Hybrid Assist heißt das sparsamste Modell der Palette, das nur 3,5 l/100 km verbrauchen soll, was einer CO₂-Emission von 91 g/km entspricht. Doch selbst mit dem 1300 Euro teuren Hybrid-Assist-Paket kann der Spar-Scénic weder emissionsfrei kriechen noch elektrisch ein- oder ausparken. Das schafft er erst zum Facelift mit Hilfe der dann elektrisch angetriebenen Hinterachse. Eine Version mit Elektroantrieb ist nicht vorgesehen.
Der Scénic hinterlässt einen zwiespältigen Eindruck
Zum Aufpreis von 1300 Euro bietet der 23 Zentimeter längere Grand Scénic entweder ein noch größeres Stauabteil (718 statt 506 Liter) oder Platz für sieben Personen, die allerdings nur mit kleinem Gepäck (189 Liter) reisen sollten. Das Basismodell rollt mit Stahlfelgen, Stockhandbremse, konventionellen Instrumenten, MP3-Radio und einem Mini-Display mit Bluetooth-Anschluss und Streaming-Funktion vom Band. Am anderen Ende der Skala lockt das Bose-Top-Modell mit diversen Assistenzsystemen, nobleren Oberflächen und mehr Luxus in Form von Massagesitz und großem Farbdisplay.
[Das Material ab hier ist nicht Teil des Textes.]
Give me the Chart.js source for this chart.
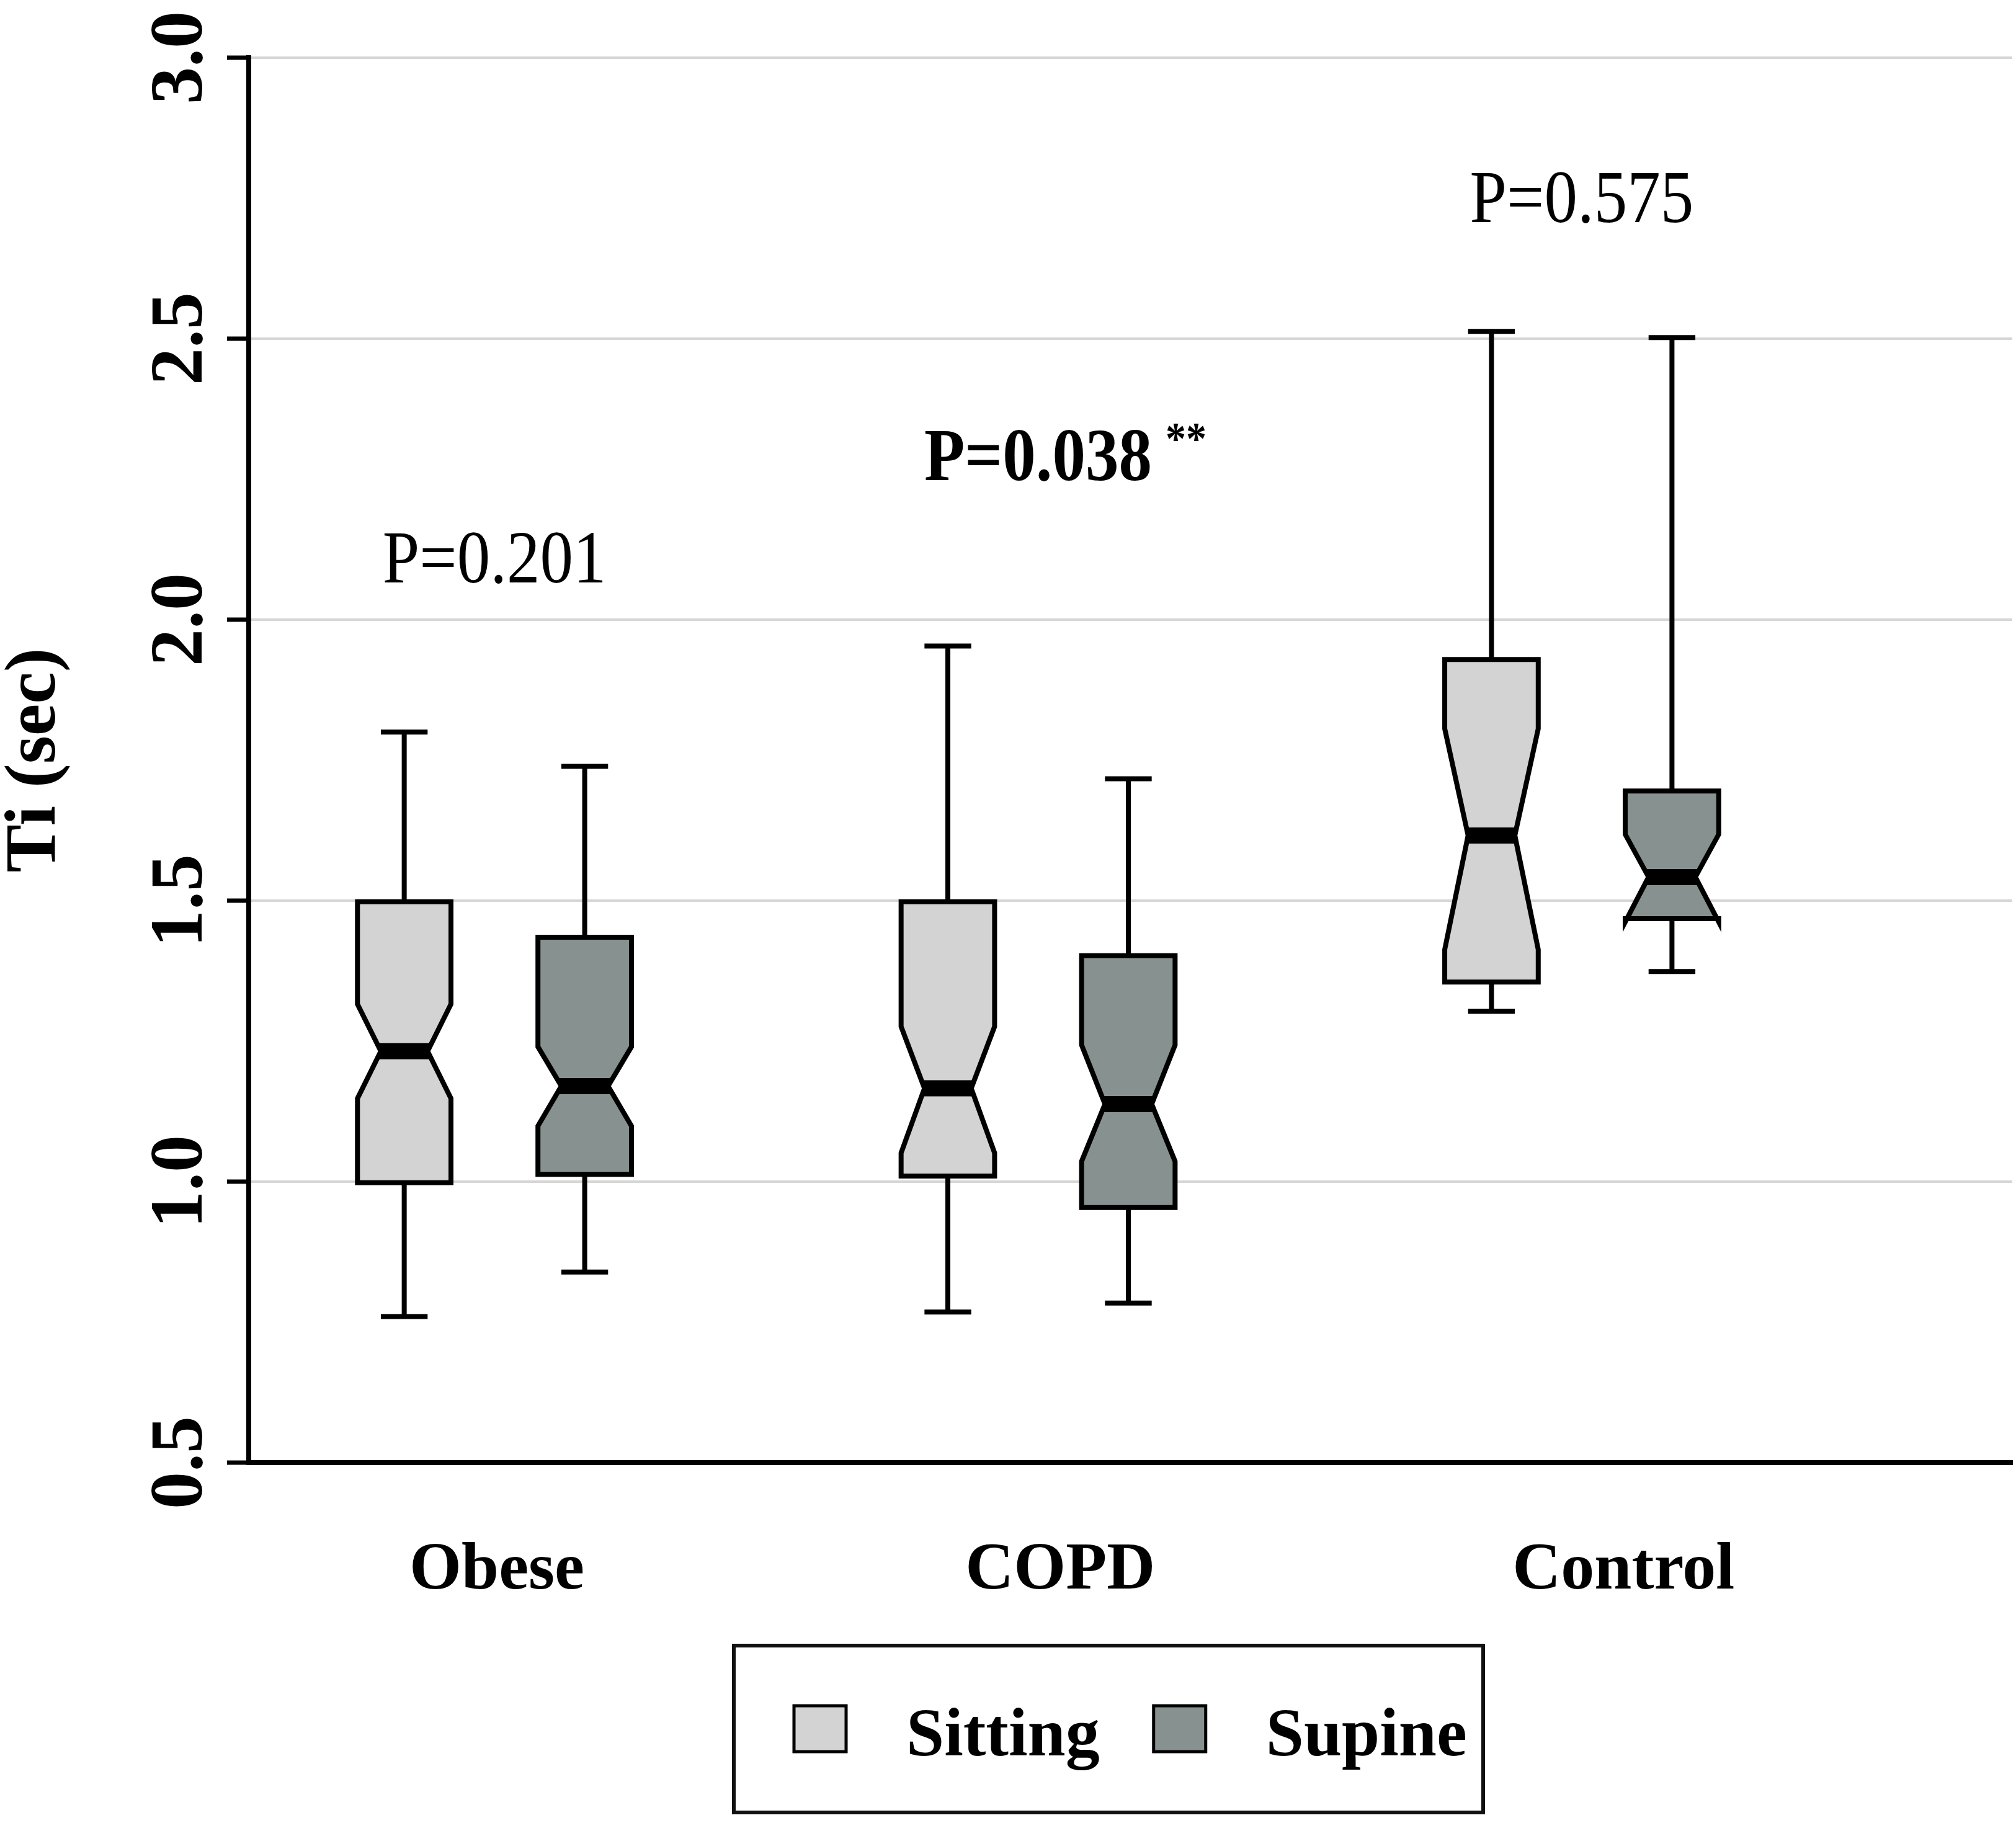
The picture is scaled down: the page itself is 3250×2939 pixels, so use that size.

Der neue Scénic hinterlässt einen zwiespältigen Eindruck. Er fährt gut, bremst souverän, ist komfortabel und sparsam. Die großen Räder sind ein klares optisches Plus ohne gravierende funktionelle Nachteile. Doch das Raumkonzept überzeugt nur bedingt, denn in den Reihen zwei und drei geht es vergleichsweise eng zu, auch der Sitzkomfort ist kein Grund zum Jubeln. Wenn Scénic, dann bitte den Grand als Mild Hybrid mit großem Navi, Zweifarb-Lackierung und LED-Licht. Diese Variante hat Platz, Stil und dieses lässige Ambiente, das weder SUV noch Kombi oder Limousine für sich in Anspruch nehmen können.